Repository for my work on the Flu Shot Learning competition on Driven Data. Driven Data profile: apoirel. Work in progress.
Requirements
snakemake
conda
This is only necessary if you intend to experiment with or modify the code. Create a conda environment with all the required packages:
conda env create -f environment.yml
In this directory
snakemake --use-conda all
snakemake --use-singularity --use-conda all
├── environment.yml <- The file defining the conda Python environmnet.
├── Snakefile <- Definition of the full workflow for reproducing the analysis.
├── LICENSE
├── README.md <- The top-level README.
├── data
│ ├── processed <- The final, canonical data sets for modeling.
│ └── raw <- The original, immutable data dump.
├── output
| ├── models <- Serialized models, predictions, model summaries.
| └── figures <- Graphics created during analysis.

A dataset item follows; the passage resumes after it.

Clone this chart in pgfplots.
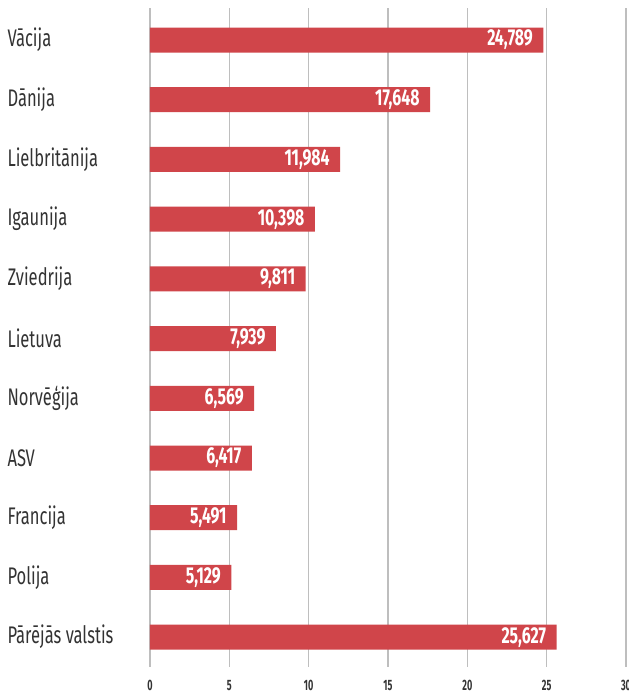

├── paper <- Generated analysis as PDF, LaTeX.
└── src <- Source code for this project.
├── notebooks <- Jupyter notebooks.
└── __init__.py <- Makes this a python module.
0.8342 AUC on hidden test set, 181/948 on leaderboard(baseline LR)0.8462 AUC on hidden test set, 133/953 on leaderboard(tuned random forest)0.8473 AUC on hidden test set, 130/953 on leaderboard.(xgboost baseline)- 0.8530 AUC on hidden test set, 112/953 on leaderboard (moderately tuned xgboost)
Todo: refactor notebooks code for the last 2 into proper python scripts.
This project is distributed under the MIT license.